Microsoft 365 is the foundation of the P&BP segment, with 430M+ commercial paid seats and 89M consumer subscribers. The platform's extraordinary pricing power is the real story: ARPU expanded roughly 11% through E5 migration and Copilot attachment, driving 17% commercial cloud revenue growth on just 6% seat growth. Microsoft is now layering multiple pricing levers: E7 at $99/user, base increases of $3-5/user in July 2026, and consumption-based AI pricing through Copilot Studio.
Pricing power is the durable competitive advantage
M365 benefits from massive network effects and switching costs -- 90%+ Fortune 500 use it as the productivity standard. Previous price increases caused minimal churn. The platform is now Microsoft's primary AI distribution vehicle: any AI capability embedded in M365 reaches the largest enterprise software footprint in the world. The E7 bundle and base price increases may generate more AI revenue than standalone Copilot ever could.
What is the churn impact of the July 2026 price increase? Previous increases had minimal churn
Microsoft 365 has 430M+ commercial paid seats growing at 6% YoY and 89M consumer subscribers growing 8% YoY. Seat growth is decelerating as the addressable market matures, but the real growth engine is ARPU: cloud revenue grew 17% on 6% seat growth, implying 11% ARPU expansion. The 450M total commercial base (including users on older or lower tiers) represents the key distribution moat for AI products -- any AI capability embedded in M365 reaches the world's largest enterprise software footprint.
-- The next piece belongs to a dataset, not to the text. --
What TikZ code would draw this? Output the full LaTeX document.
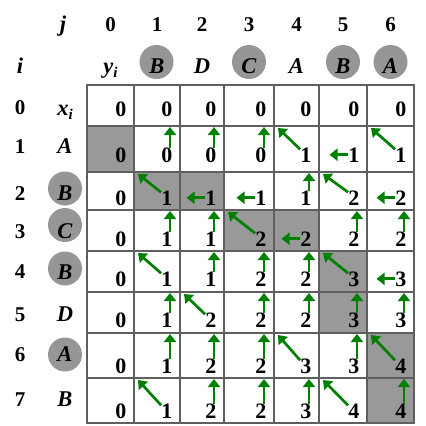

Distribution moat, not seat growth, is the thesis
At 6% annual seat growth, the commercial base adds roughly 25M new seats per year -- solid but decelerating. The real question is Copilot attach rate: at 3.3% today with massive runway, even reaching 10% penetration would add 30M+ Copilot seats. The Windows 10 end-of-support cycle provides a near-term migration tailwind, but the long-term driver is ARPU expansion through E5 upsell, Copilot attachment, and base price increases.